>> START
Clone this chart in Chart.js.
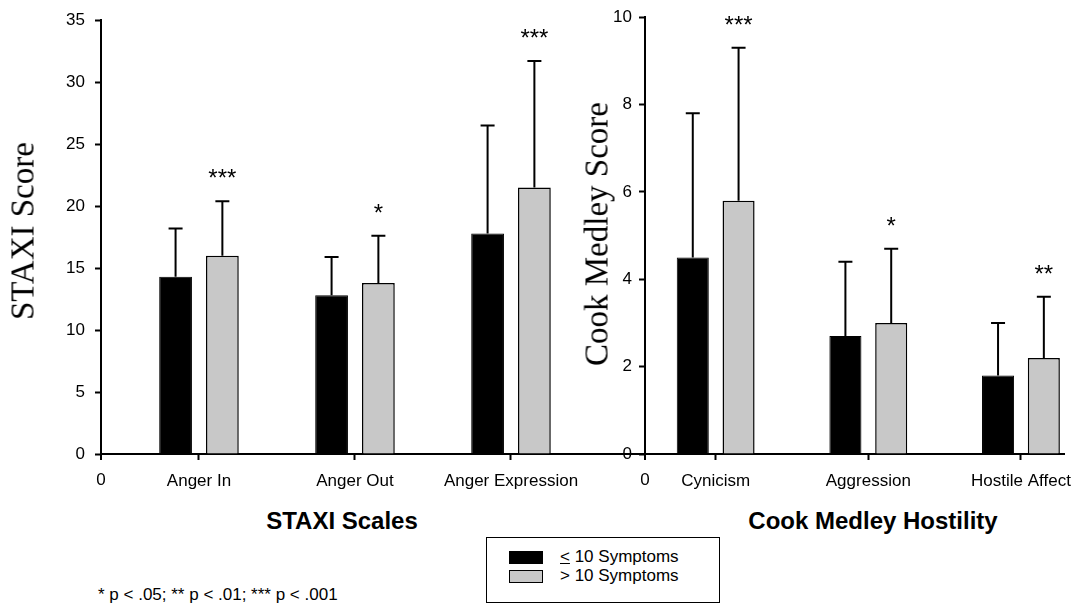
<!DOCTYPE html>
<html lang="en">
<head>
  <meta charset="UTF-8">
  <title>STAXI and Cook Medley scores by symptom group</title>
  <script src="https://cdn.jsdelivr.net/npm/chart.js@4.4.1/dist/chart.umd.min.js"></script>
  <style>
    body {
      margin: 0;
      background: #fff;
      font-family: 'Liberation Sans', Arial, sans-serif;
      color: #000;
    }
    #wrap {
      position: relative;
      width: 1083px;
      height: 609px;
      overflow: hidden;
      background: #fff;
    }
    canvas {
      position: absolute;
      top: 0;
    }
    .y-title {
      position: absolute;
      font-family: 'Liberation Serif', 'Times New Roman', serif;
      font-size: 33px;
      line-height: 1;
      white-space: nowrap;
      transform: translate(-50%, -50%) rotate(-90deg);
    }
    .x-title {
      position: absolute;
      font-weight: bold;
      font-size: 24px;
      line-height: 1;
      white-space: nowrap;
      transform: translate(-50%, -50%);
    }
    #legend {
      position: absolute;
      left: 486px;
      top: 537px;
      width: 234px;
      height: 66px;
      border: 1.5px solid #000;
      box-sizing: border-box;
      font-size: 17px;
    }
    .legend-item {
      position: absolute;
      left: 22px;
      display: flex;
      align-items: center;
      white-space: nowrap;
    }
    .swatch {
      width: 34px;
      height: 13px;
      border: 1px solid #000;
      box-sizing: border-box;
      margin-right: 17px;
    }
    #footnote {
      position: absolute;
      left: 98px;
      top: 585px;
      font-size: 17px;
      white-space: nowrap;
    }
  </style>
</head>
<body>
  <div id="wrap">
    <canvas id="staxiChart" width="660" height="500" style="left:0px"></canvas>
    <canvas id="cookChart" width="523" height="500" style="left:560px"></canvas>

    <div class="y-title" style="left:23px; top:231px">STAXI Score</div>
    <div class="y-title" style="left:597px; top:234px">Cook Medley Score</div>
    <div class="x-title" style="left:342px; top:521px">STAXI Scales</div>
    <div class="x-title" style="left:873px; top:521px">Cook Medley Hostility</div>

    <div id="legend"></div>
    <div id="footnote">* p &lt; .05; ** p &lt; .01; *** p &lt; .001</div>
  </div>

  <script>
    // STAXI scales
    const staxiCategories = ['Anger In', 'Anger Out', 'Anger Expression'];
    const staxiLow = [14.3, 12.8, 17.8];      // <= 10 symptoms, mean
    const staxiLowSd = [3.9, 3.1, 8.7];
    const staxiHigh = [16.0, 13.8, 21.5];     // > 10 symptoms, mean
    const staxiHighSd = [4.4, 3.8, 10.2];
    const staxiSig = ['***', '*', '***'];

    // Cook Medley hostility
    const cookCategories = ['Cynicism', 'Aggression', 'Hostile Affect'];
    const cookLow = [4.5, 2.7, 1.8];
    const cookLowSd = [3.3, 1.7, 1.2];
    const cookHigh = [5.8, 3.0, 2.2];
    const cookHighSd = [3.5, 1.7, 1.4];
    const cookSig = ['***', '*', '**'];

    const groupLabels = ['\u2264 10 Symptoms', '> 10 Symptoms'];
    const groupColors = ['#000000', '#c8c8c8'];

    const tickFont = { family: "'Liberation Sans', Arial, sans-serif", size: 17 };

    // error bars (upper only) + significance stars above the >10 group
    const errorBarPlugin = {
      id: 'errorBars',
      afterDatasetsDraw(chart) {
        const ctx = chart.ctx;
        const yScale = chart.scales.y;
        ctx.save();
        ctx.strokeStyle = '#000';
        ctx.lineWidth = 2;
        chart.data.datasets.forEach((ds, i) => {
          chart.getDatasetMeta(i).data.forEach((bar, j) => {
            const top = yScale.getPixelForValue(ds.data[j].y + ds.sd[j]);
            ctx.beginPath();
            ctx.moveTo(bar.x, bar.y);
            ctx.lineTo(bar.x, top);
            ctx.moveTo(bar.x - 7, top);
            ctx.lineTo(bar.x + 7, top);
            ctx.stroke();
            if (ds.sig) {
              ctx.fillStyle = '#000';
              ctx.font = "24px 'Liberation Sans', Arial, sans-serif";
              ctx.textAlign = 'center';
              ctx.textBaseline = 'alphabetic';
              ctx.fillText(ds.sig[j], bar.x, top - 15);
            }
          });
        });
        ctx.restore();
      }
    };

    // the "0" at the origin of the x axis
    const originLabelPlugin = {
      id: 'originLabel',
      afterDraw(chart) {
        const ctx = chart.ctx;
        const x = chart.scales.x;
        ctx.save();
        ctx.strokeStyle = '#000';
        ctx.lineWidth = 2;
        ctx.beginPath();
        ctx.moveTo(x.left, x.top);
        ctx.lineTo(x.left, x.top + 6);
        ctx.stroke();
        ctx.fillStyle = '#000';
        ctx.font = "17px 'Liberation Sans', Arial, sans-serif";
        ctx.textAlign = 'center';
        ctx.textBaseline = 'middle';
        ctx.fillText('0', x.left, 480);
        ctx.restore();
      }
    };

    function makeChart(canvasId, categories, low, lowSd, high, highSd, sig, yMax, yStep, xMin, xMax, yAxisWidth, padRight, yTickPad) {
      const toPoints = arr => arr.map((v, i) => ({ x: i + 1, y: v }));
      return new Chart(document.getElementById(canvasId), {
        type: 'bar',
        data: {
          datasets: [
            { label: groupLabels[0], data: toPoints(low), sd: lowSd,
              backgroundColor: groupColors[0], borderColor: '#000', borderWidth: 1,
              categoryPercentage: 0.6, barPercentage: 0.7 },
            { label: groupLabels[1], data: toPoints(high), sd: highSd, sig: sig,
              backgroundColor: groupColors[1], borderColor: '#000', borderWidth: 1.5,
              categoryPercentage: 0.6, barPercentage: 0.7 }
          ]
        },
        options: {
          responsive: false,
          animation: false,
          layout: { padding: { top: 16, right: padRight, left: 0, bottom: 0 } },
          plugins: { legend: { display: false }, tooltip: { enabled: false } },
          scales: {
            x: {
              type: 'linear',
              min: xMin,
              max: xMax,
              offset: false,
              afterBuildTicks: s => { s.ticks = categories.map((c, i) => ({ value: i + 1 })); },
              afterFit: s => { s.height = 46; },
              ticks: {
                autoSkip: false,
                maxRotation: 0,
                color: '#000',
                font: tickFont,
                padding: 11,
                callback: v => categories[v - 1]
              },
              grid: { drawOnChartArea: false, offset: false, color: '#000', tickLength: 6, tickWidth: 2 },
              border: { color: '#000', width: 2 }
            },
            y: {
              min: 0,
              max: yMax,
              afterFit: s => { s.width = yAxisWidth; },
              ticks: { stepSize: yStep, color: '#000', font: tickFont, padding: yTickPad },
              grid: { drawOnChartArea: false, color: '#000', tickLength: 6, tickWidth: 2 },
              border: { color: '#000', width: 2 }
            }
          }
        },
        plugins: [errorBarPlugin, originLabelPlugin]
      });
    }

    makeChart('staxiChart', staxiCategories, staxiLow, staxiLowSd, staxiHigh, staxiHighSd, staxiSig,
      35, 5, 0.372, 3.859, 101, 15, 10);
    makeChart('cookChart', cookCategories, cookLow, cookLowSd, cookHigh, cookHighSd, cookSig,
      10, 2, 0.537, 3.283, 85, 11, 7);

    // shared legend
    const legend = document.getElementById('legend');
    groupLabels.forEach((label, i) => {
      const item = document.createElement('div');
      item.className = 'legend-item';
      item.style.top = (9 + i * 19) + 'px';
      const sw = document.createElement('span');
      sw.className = 'swatch';
      sw.style.background = groupColors[i];
      const txt = document.createElement('span');
      if (i === 0) {
        txt.innerHTML = '<u>&lt;</u> 10 Symptoms';
      } else {
        txt.textContent = label;
      }
      item.appendChild(sw);
      item.appendChild(txt);
      legend.appendChild(item);
    });
  </script>
</body>
</html>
>> END
What is being asked → Transcribe the whole listing exactly. Pictures stay out of your copy.

Written response →
Clone this chart in Chart.js.
<!DOCTYPE html>
<html lang="en">
<head>
  <meta charset="UTF-8">
  <title>STAXI and Cook Medley scores by symptom group</title>
  <script src="https://cdn.jsdelivr.net/npm/chart.js@4.4.1/dist/chart.umd.min.js"></script>
  <style>
    body {
      margin: 0;
      background: #fff;
      font-family: 'Liberation Sans', Arial, sans-serif;
      color: #000;
    }
    #wrap {
      position: relative;
      width: 1083px;
      height: 609px;
      overflow: hidden;
      background: #fff;
    }
    canvas {
      position: absolute;
      top: 0;
    }
    .y-title {
      position: absolute;
      font-family: 'Liberation Serif', 'Times New Roman', serif;
      font-size: 33px;
      line-height: 1;
      white-space: nowrap;
      transform: translate(-50%, -50%) rotate(-90deg);
    }
    .x-title {
      position: absolute;
      font-weight: bold;
      font-size: 24px;
      line-height: 1;
      white-space: nowrap;
      transform: translate(-50%, -50%);
    }
    #legend {
      position: absolute;
      left: 486px;
      top: 537px;
      width: 234px;
      height: 66px;
      border: 1.5px solid #000;
      box-sizing: border-box;
      font-size: 17px;
    }
    .legend-item {
      position: absolute;
      left: 22px;
      display: flex;
      align-items: center;
      white-space: nowrap;
    }
    .swatch {
      width: 34px;
      height: 13px;
      border: 1px solid #000;
      box-sizing: border-box;
      margin-right: 17px;
    }
    #footnote {
      position: absolute;
      left: 98px;
      top: 585px;
      font-size: 17px;
      white-space: nowrap;
    }
  </style>
</head>
<body>
  <div id="wrap">
    <canvas id="staxiChart" width="660" height="500" style="left:0px"></canvas>
    <canvas id="cookChart" width="523" height="500" style="left:560px"></canvas>

    <div class="y-title" style="left:23px; top:231px">STAXI Score</div>
    <div class="y-title" style="left:597px; top:234px">Cook Medley Score</div>
    <div class="x-title" style="left:342px; top:521px">STAXI Scales</div>
    <div class="x-title" style="left:873px; top:521px">Cook Medley Hostility</div>

    <div id="legend"></div>
    <div id="footnote">* p &lt; .05; ** p &lt; .01; *** p &lt; .001</div>
  </div>

  <script>
    // STAXI scales
    const staxiCategories = ['Anger In', 'Anger Out', 'Anger Expression'];
    const staxiLow = [14.3, 12.8, 17.8];      // <= 10 symptoms, mean
    const staxiLowSd = [3.9, 3.1, 8.7];
    const staxiHigh = [16.0, 13.8, 21.5];     // > 10 symptoms, mean
    const staxiHighSd = [4.4, 3.8, 10.2];
    const staxiSig = ['***', '*', '***'];

    // Cook Medley hostility
    const cookCategories = ['Cynicism', 'Aggression', 'Hostile Affect'];
    const cookLow = [4.5, 2.7, 1.8];
    const cookLowSd = [3.3, 1.7, 1.2];
    const cookHigh = [5.8, 3.0, 2.2];
    const cookHighSd = [3.5, 1.7, 1.4];
    const cookSig = ['***', '*', '**'];

    const groupLabels = ['\u2264 10 Symptoms', '> 10 Symptoms'];
    const groupColors = ['#000000', '#c8c8c8'];

    const tickFont = { family: "'Liberation Sans', Arial, sans-serif", size: 17 };

    // error bars (upper only) + significance stars above the >10 group
    const errorBarPlugin = {
      id: 'errorBars',
      afterDatasetsDraw(chart) {
        const ctx = chart.ctx;
        const yScale = chart.scales.y;
        ctx.save();
        ctx.strokeStyle = '#000';
        ctx.lineWidth = 2;
        chart.data.datasets.forEach((ds, i) => {
          chart.getDatasetMeta(i).data.forEach((bar, j) => {
            const top = yScale.getPixelForValue(ds.data[j].y + ds.sd[j]);
            ctx.beginPath();
            ctx.moveTo(bar.x, bar.y);
            ctx.lineTo(bar.x, top);
            ctx.moveTo(bar.x - 7, top);
            ctx.lineTo(bar.x + 7, top);
            ctx.stroke();
            if (ds.sig) {
              ctx.fillStyle = '#000';
              ctx.font = "24px 'Liberation Sans', Arial, sans-serif";
              ctx.textAlign = 'center';
              ctx.textBaseline = 'alphabetic';
              ctx.fillText(ds.sig[j], bar.x, top - 15);
            }
          });
        });
        ctx.restore();
      }
    };

    // the "0" at the origin of the x axis
    const originLabelPlugin = {
      id: 'originLabel',
      afterDraw(chart) {
        const ctx = chart.ctx;
        const x = chart.scales.x;
        ctx.save();
        ctx.strokeStyle = '#000';
        ctx.lineWidth = 2;
        ctx.beginPath();
        ctx.moveTo(x.left, x.top);
        ctx.lineTo(x.left, x.top + 6);
        ctx.stroke();
        ctx.fillStyle = '#000';
        ctx.font = "17px 'Liberation Sans', Arial, sans-serif";
        ctx.textAlign = 'center';
        ctx.textBaseline = 'middle';
        ctx.fillText('0', x.left, 480);
        ctx.restore();
      }
    };

    function makeChart(canvasId, categories, low, lowSd, high, highSd, sig, yMax, yStep, xMin, xMax, yAxisWidth, padRight, yTickPad) {
      const toPoints = arr => arr.map((v, i) => ({ x: i + 1, y: v }));
      return new Chart(document.getElementById(canvasId), {
        type: 'bar',
        data: {
          datasets: [
            { label: groupLabels[0], data: toPoints(low), sd: lowSd,
              backgroundColor: groupColors[0], borderColor: '#000', borderWidth: 1,
              categoryPercentage: 0.6, barPercentage: 0.7 },
            { label: groupLabels[1], data: toPoints(high), sd: highSd, sig: sig,
              backgroundColor: groupColors[1], borderColor: '#000', borderWidth: 1.5,
              categoryPercentage: 0.6, barPercentage: 0.7 }
          ]
        },
        options: {
          responsive: false,
          animation: false,
          layout: { padding: { top: 16, right: padRight, left: 0, bottom: 0 } },
          plugins: { legend: { display: false }, tooltip: { enabled: false } },
          scales: {
            x: {
              type: 'linear',
              min: xMin,
              max: xMax,
              offset: false,
              afterBuildTicks: s => { s.ticks = categories.map((c, i) => ({ value: i + 1 })); },
              afterFit: s => { s.height = 46; },
              ticks: {
                autoSkip: false,
                maxRotation: 0,
                color: '#000',
                font: tickFont,
                padding: 11,
                callback: v => categories[v - 1]
              },
              grid: { drawOnChartArea: false, offset: false, color: '#000', tickLength: 6, tickWidth: 2 },
              border: { color: '#000', width: 2 }
            },
            y: {
              min: 0,
              max: yMax,
              afterFit: s => { s.width = yAxisWidth; },
              ticks: { stepSize: yStep, color: '#000', font: tickFont, padding: yTickPad },
              grid: { drawOnChartArea: false, color: '#000', tickLength: 6, tickWidth: 2 },
              border: { color: '#000', width: 2 }
            }
          }
        },
        plugins: [errorBarPlugin, originLabelPlugin]
      });
    }

    makeChart('staxiChart', staxiCategories, staxiLow, staxiLowSd, staxiHigh, staxiHighSd, staxiSig,
      35, 5, 0.372, 3.859, 101, 15, 10);
    makeChart('cookChart', cookCategories, cookLow, cookLowSd, cookHigh, cookHighSd, cookSig,
      10, 2, 0.537, 3.283, 85, 11, 7);

    // shared legend
    const legend = document.getElementById('legend');
    groupLabels.forEach((label, i) => {
      const item = document.createElement('div');
      item.className = 'legend-item';
      item.style.top = (9 + i * 19) + 'px';
      const sw = document.createElement('span');
      sw.className = 'swatch';
      sw.style.background = groupColors[i];
      const txt = document.createElement('span');
      if (i === 0) {
        txt.innerHTML = '<u>&lt;</u> 10 Symptoms';
      } else {
        txt.textContent = label;
      }
      item.appendChild(sw);
      item.appendChild(txt);
      legend.appendChild(item);
    });
  </script>
</body>
</html>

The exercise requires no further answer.